Task brief: Starting at the first line of the data, please print exactly those lines through the one that holds "import plotly.graph_objects as go", omitting every picture.

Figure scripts
::::::::::

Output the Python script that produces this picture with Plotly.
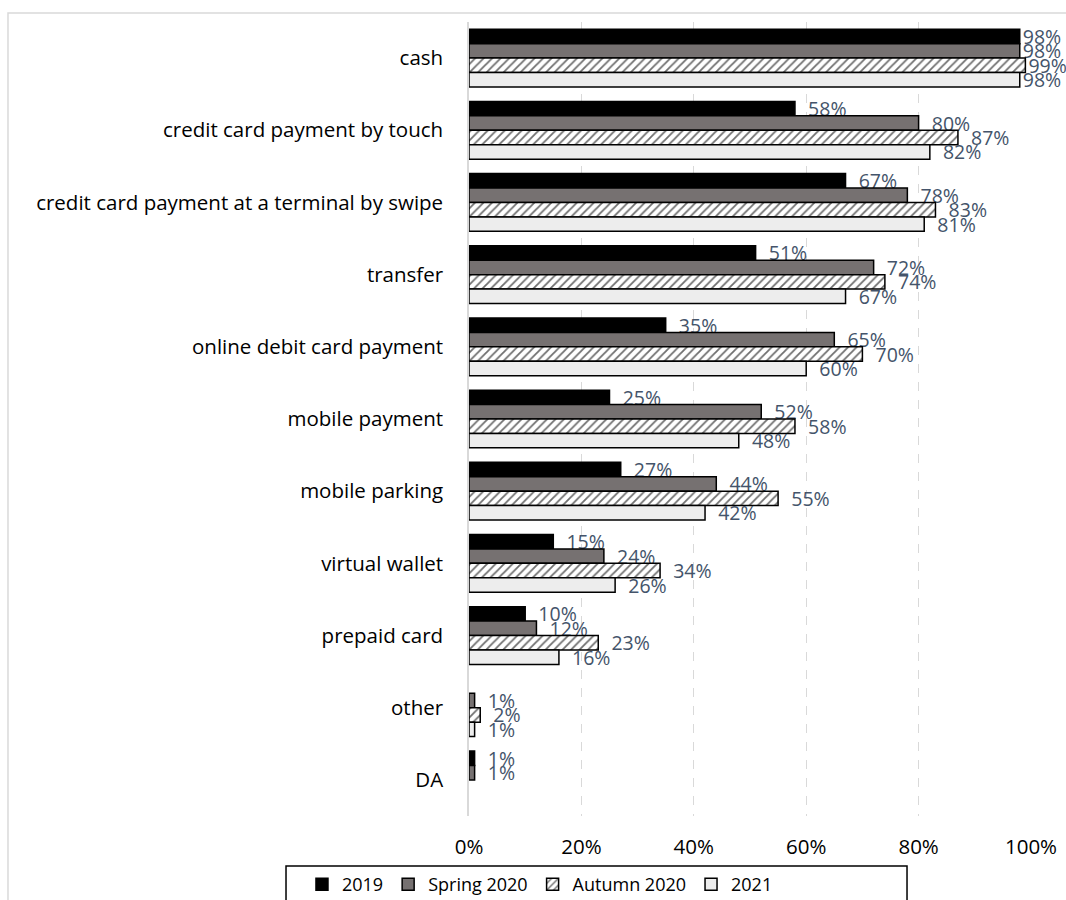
import plotly.graph_objects as go

# Payment methods (top to bottom) and share of respondents using each, in percent
categories = [
    "cash",
    "credit card payment by touch",
    "credit card payment at a terminal by swipe",
    "transfer",
    "online debit card payment",
    "mobile payment",
    "mobile parking",
    "virtual wallet",
    "prepaid card",
    "other",
    "DA",
]
y2019 = [98, 58, 67, 51, 35, 25, 27, 15, 10, None, 1]
spring2020 = [98, 80, 78, 72, 65, 52, 44, 24, 12, 1, 1]
autumn2020 = [99, 87, 83, 74, 70, 58, 55, 34, 23, 2, None]
y2021 = [98, 82, 81, 67, 60, 48, 42, 26, 16, 1, None]

series_names = ["2019", "Spring 2020", "Autumn 2020", "2021"]
x_ticks = [0, 20, 40, 60, 80, 100]

FONT = "Open Sans"
LABEL_COLOR = "#44546a"
GRID = "#d9d9d9"

styles = [
    dict(color="#000000", pattern=None),
    dict(color="#767171", pattern=None),
    dict(color="#ffffff", pattern=dict(shape="/", fgcolor="#6f6f6f", bgcolor="#ffffff",
                                       size=6, solidity=0.3, fillmode="replace")),
    dict(color="#ededed", pattern=None),
]


def label(v):
    # labels sit a little clear of the bar end, except where the bar nearly fills the axis
    if v is None:
        return ""
    return f"{v}%" if v >= 95 else f"  {v}%"


fig = go.Figure()
for name, vals, st in zip(series_names, [y2019, spring2020, autumn2020, y2021], styles):
    xs = [None if v is None else v / 100 for v in vals]
    marker = dict(color=st["color"], line=dict(color="#000000", width=1.5))
    if st["pattern"] is not None:
        marker["pattern"] = st["pattern"]
    fig.add_trace(go.Bar(
        name=name,
        y=categories,
        x=xs,
        orientation="h",
        marker=marker,
        text=[label(v) for v in vals],
        textposition="outside",
        textfont=dict(family=FONT, size=19.5, color=LABEL_COLOR),
        constraintext="none",
        cliponaxis=False,
        hoverinfo="skip",
    ))

fig.update_layout(
    width=1066,
    height=900,
    barmode="group",
    bargap=0.2,
    bargroupgap=0,
    plot_bgcolor="#ffffff",
    paper_bgcolor="#ffffff",
    margin=dict(l=469, r=35, t=22, b=84, autoexpand=False),
    font=dict(family=FONT, size=20, color="#000000"),
    showlegend=True,
    legend=dict(
        orientation="h",
        x=-0.2972,
        xanchor="left",
        y=-0.063,
        yanchor="top",
        borderwidth=0,
        bgcolor="rgba(0,0,0,0)",
        font=dict(family=FONT, size=18, color="#000000"),
        itemwidth=30,
        traceorder="normal",
        tracegroupgap=0,
    ),
    xaxis=dict(
        range=[0, 1],
        tickvals=[t / 100 for t in x_ticks],
        ticktext=[f"{t}%" for t in x_ticks],
        showgrid=True,
        gridcolor=GRID,
        griddash="dash",
        gridwidth=1,
        zeroline=False,
        showline=False,
        ticks="outside",
        ticklen=12,
        tickcolor="rgba(0,0,0,0)",
        tickfont=dict(family=FONT, size=20.5, color="#000000"),
        fixedrange=True,
    ),
    yaxis=dict(
        autorange="reversed",
        showline=True,
        linecolor=GRID,
        linewidth=1.5,
        ticks="outside",
        ticklen=20,
        tickcolor="rgba(0,0,0,0)",
        tickfont=dict(family=FONT, size=20.5, color="#000000"),
        showgrid=False,
    ),
    shapes=[
        # chart-area frame
        dict(type="rect", xref="paper", yref="paper",
             x0=-0.8203, x1=1.2, y0=-0.3, y1=1.0113,
             line=dict(color=GRID, width=1.5), fillcolor="rgba(0,0,0,0)", layer="below"),
        # legend frame
        dict(type="rect", xref="paper", yref="paper",
             x0=-0.3256, x1=0.7794, y0=-0.2, y1=-0.063,
             line=dict(color="#000000", width=1.5), fillcolor="rgba(0,0,0,0)", layer="above"),
    ],
)

fig.write_html("out.html")
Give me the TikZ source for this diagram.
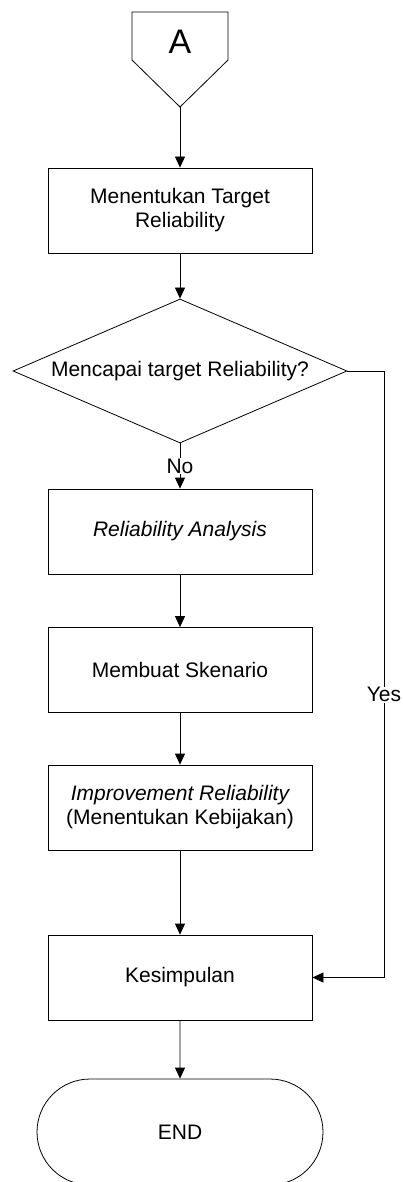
\documentclass[tikz,border=0pt]{standalone}
\usepackage{fontspec}
\setmainfont{Liberation Sans}
\usetikzlibrary{shapes.geometric,shapes.misc,arrows.meta}
\begin{document}
\begin{tikzpicture}[x=1pt,y=-1pt,
  line width=0.8pt,
  every node/.style={font=\fontsize{21}{24}\selectfont},
  stepbox/.style={draw, rectangle, minimum width=264pt, minimum height=85pt,
    inner sep=0pt, align=center},
  decision/.style={draw, diamond, aspect=2.32, minimum width=334pt,
    minimum height=144pt, inner sep=0pt, align=center},
  terminal/.style={draw, rounded rectangle, minimum width=286pt,
    minimum height=106pt, inner sep=0pt},
  lbl/.style={fill=white, inner sep=1pt},
  arr/.style={-{Triangle[length=11pt,width=10pt]}}]
\useasboundingbox (0,0) rectangle (403,1182);

% off-page connector
\draw (132,12) -- (228,12) -- (228,60) -- (180,107) -- (132,60) -- cycle;
\node (A) at (180,42) {\fontsize{34}{38}\selectfont A};
\coordinate (Atip) at (180,107);

\node[stepbox] (b1) at (180,210.5) {Menentukan Target\\Reliability};
\node[decision] (dec) at (180,371) {Mencapai target Reliability?};
\node[stepbox] (b2) at (180,531.5) {\itshape Reliability Analysis};
\node[stepbox] (b3) at (180,670) {Membuat Skenario};
\node[stepbox] (b4) at (180,807.5) {\itshape Improvement Reliability\\(Menentukan Kebijakan)};
\node[stepbox] (b5) at (180,977.5) {Kesimpulan};
\node[terminal] (end) at (180,1132) {END};
\coordinate (yc) at (384,371);

\draw[arr] (Atip) -- (b1);
\draw[arr] (b1) -- (dec);
\draw[arr] (dec.south) -- node[lbl] {No} (b2);
\draw[arr] (b2) -- (b3);
\draw[arr] (b3) -- (b4);
\draw[arr] (b4) -- (b5);
\draw[arr] (b5) -- (end);
\draw[arr] (dec.east) -- (yc) |- node[lbl, pos=0.267] {Yes} (b5);
\end{tikzpicture}
\end{document}
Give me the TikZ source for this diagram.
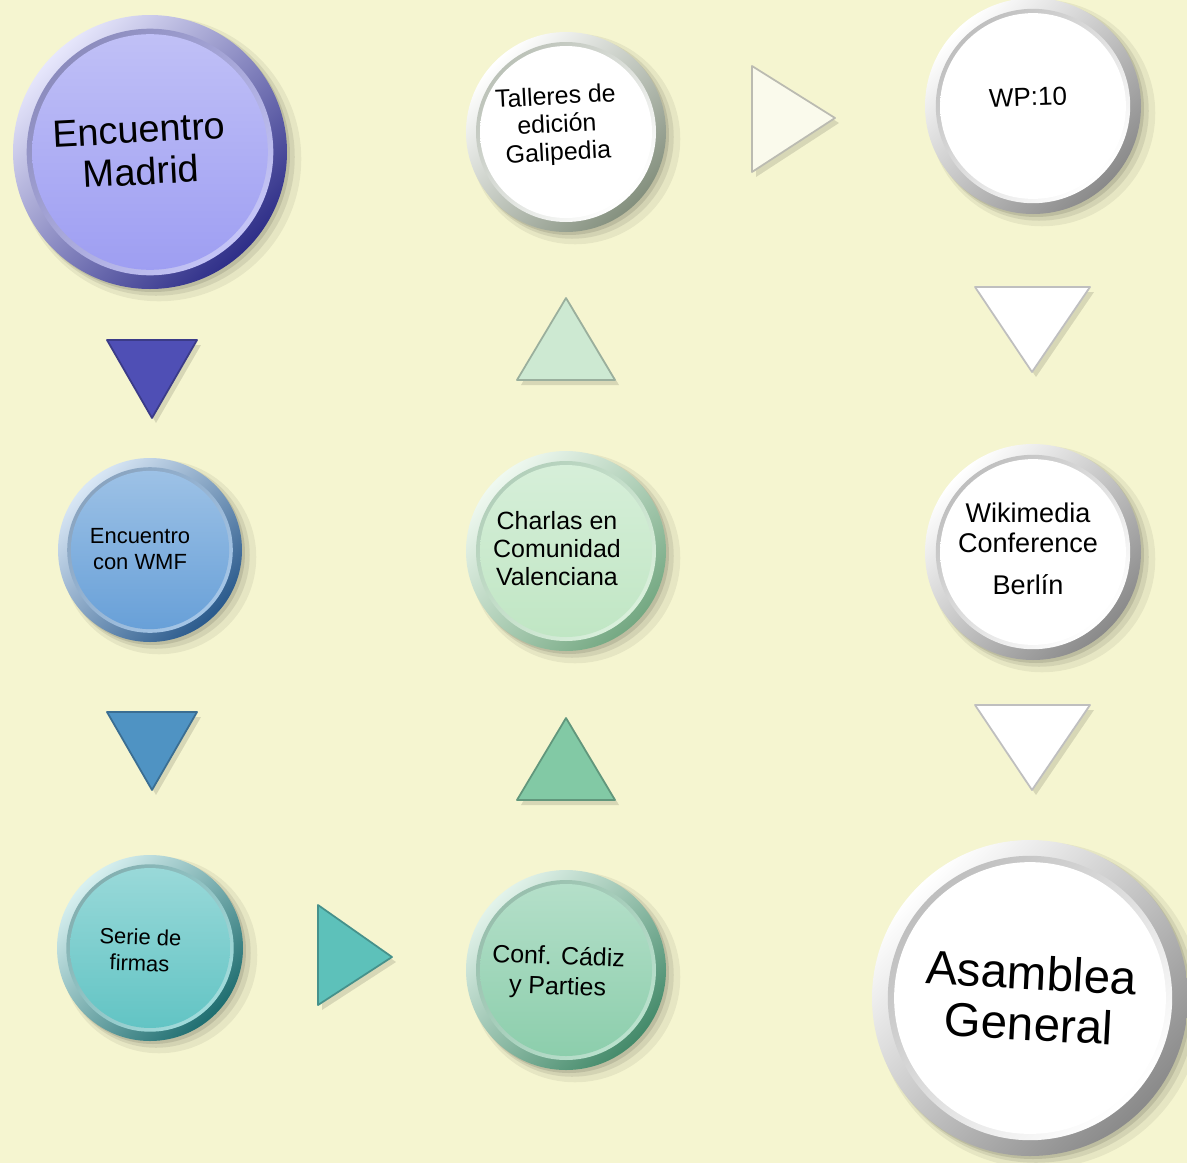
\documentclass[tikz,border=0pt]{standalone}
\usepackage{fontspec}
\setmainfont{Liberation Sans}
\usetikzlibrary{calc}
\definecolor{bg}{HTML}{F5F5D0}
\definecolor{madC}{HTML}{9E9EF2}\definecolor{madD}{HTML}{2E2E88}
\definecolor{wmfC}{HTML}{68A0D8}\definecolor{wmfD}{HTML}{2A5A8C}
\definecolor{serC}{HTML}{62C4C4}\definecolor{serD}{HTML}{1F6E70}
\definecolor{cadC}{HTML}{8CCEAC}\definecolor{cadD}{HTML}{448A6A}
\definecolor{chaC}{HTML}{C0E6C4}\definecolor{chaD}{HTML}{74A882}
\definecolor{talC}{HTML}{FFFFFF}\definecolor{talD}{HTML}{84907E}
\definecolor{whtC}{HTML}{FFFFFF}\definecolor{whtD}{HTML}{8A8A8A}
\definecolor{tA}{HTML}{4F4FB5}\definecolor{tB}{HTML}{4F93C3}
\definecolor{tC}{HTML}{5DC1BA}\definecolor{tD}{HTML}{82C9A5}
\definecolor{tE}{HTML}{CDE9D2}\definecolor{tF}{HTML}{FAFAEC}
\definecolor{tG}{HTML}{FFFFFF}
\def\u{0.02cm}
\tikzset{
  ringnode/.style={circle, inner sep=0pt, minimum size=#1},
  label/.style={align=center, text=black, inner sep=0pt},
  arrowtri/.style={fill=#1, draw=#1!75!black, line width=1pt, line join=round},
  trishadow/.style={fill=black, opacity=0.12, line join=round}
}
% #1 name, #2 x, #3 y, #4 radius px, #5 base colour, #6 rim colour
\newcommand\bubble[6]{%
  \fill[black,opacity=0.06] (#2+9,#3+7) circle[radius=#4*\u+3pt];
  \fill[black,opacity=0.08] (#2+6,#3+5) circle[radius=#4*\u+1pt];
  \fill[black,opacity=0.10] (#2+3,#3+3) circle[radius=#4*\u];
  \shade[top color=#5!25!white, bottom color=#6, shading angle=45] (#2,#3) circle[radius=#4*\u];
  \shade[top color=#6!55!white, bottom color=#5!60!white, shading angle=45] (#2,#3) circle[radius=0.9*#4*\u];
  \shade[top color=#5!65!white, bottom color=#5] (#2,#3) circle[radius=0.86*#4*\u];
  \node[ringnode=2*#4*\u] (#1) at (#2,#3) {};
}
\begin{document}
\begin{tikzpicture}[x=0.02cm, y=-0.02cm]
\fill[bg] (0,0) rectangle (1187,1163);
\useasboundingbox (0,0) rectangle (1187,1163);

% bubbles
\bubble{madrid}{150}{152}{137}{madC}{madD}
\bubble{wmf}{150}{550}{92}{wmfC}{wmfD}
\bubble{serie}{150}{948}{93}{serC}{serD}
\bubble{cadiz}{566}{970}{100}{cadC}{cadD}
\bubble{charlas}{566}{551}{100}{chaC}{chaD}
\bubble{talleres}{566}{132}{100}{talC}{talD}
\bubble{wp}{1033}{106}{108}{whtC}{whtD}
\bubble{berlin}{1033}{552}{108}{whtC}{whtD}
\bubble{asamblea}{1030}{998}{158}{whtC}{whtD}

% labels
\node[label, rotate=3, font=\fontsize{21.6}{23.9}\selectfont] (madrid-l) at (140,151) {Encuentro\\Madrid};
\node[label, font=\fontsize{12.5}{14.8}\selectfont] (wmf-l) at (140,549) {Encuentro\\con WMF};
\node[label, rotate=-2, font=\fontsize{12.5}{14.8}\selectfont] (serie-l) at (140,950) {Serie de\\firmas};
\node[label, rotate=-2, font=\fontsize{14.2}{17.1}\selectfont] (cadiz-l) at (558,973) {Conf. Cádiz\\y Parties};
\node[label, font=\fontsize{14.2}{15.9}\selectfont] (charlas-l) at (557,549) {Charlas en\\Comunidad\\Valenciana};
\node[label, rotate=3, font=\fontsize{14.2}{15.9}\selectfont] (talleres-l) at (557,126) {Talleres de\\edición\\Galipedia};
\node[label, rotate=2, font=\fontsize{14.8}{17}\selectfont] (wp-l) at (1028,97) {WP:10};
\node[label, font=\fontsize{15.4}{17.1}\selectfont] (berlin-l) at (1028,549) {Wikimedia\\Conference\\[7pt]Berlín};
\node[label, rotate=-3, font=\fontsize{27}{29}\selectfont] (asamblea-l) at (1030,998) {Asamblea\\General};

% triangle arrows (shadow, then body)
\fill[trishadow] (111,345) -- (201,345) -- (156,423) -- cycle;
\draw[arrowtri=tA] (107,340) -- (197,340) -- (152,418) -- cycle;
\fill[trishadow] (111,717) -- (201,717) -- (156,795) -- cycle;
\draw[arrowtri=tB] (107,712) -- (197,712) -- (152,790) -- cycle;
\fill[trishadow] (322,910) -- (322,1010) -- (396,962) -- cycle;
\draw[arrowtri=tC] (318,905) -- (318,1005) -- (392,957) -- cycle;
\fill[trishadow] (521,805) -- (619,805) -- (570,723) -- cycle;
\draw[arrowtri=tD] (517,800) -- (615,800) -- (566,718) -- cycle;
\fill[trishadow] (521,385) -- (619,385) -- (570,303) -- cycle;
\draw[arrowtri=tE] (517,380) -- (615,380) -- (566,298) -- cycle;
\fill[trishadow] (756,71) -- (756,177) -- (839,123) -- cycle;
\draw[arrowtri=tF] (752,66) -- (752,172) -- (835,118) -- cycle;
\fill[trishadow] (979,292) -- (1094,292) -- (1036,377) -- cycle;
\draw[arrowtri=tG] (975,287) -- (1090,287) -- (1032,372) -- cycle;
\fill[trishadow] (979,710) -- (1094,710) -- (1036,795) -- cycle;
\draw[arrowtri=tG] (975,705) -- (1090,705) -- (1032,790) -- cycle;
\end{tikzpicture}
\end{document}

::::::::::

Response for this exercise:
Output the Python script that produces this picture with Plotly.
import plotly.graph_objects as go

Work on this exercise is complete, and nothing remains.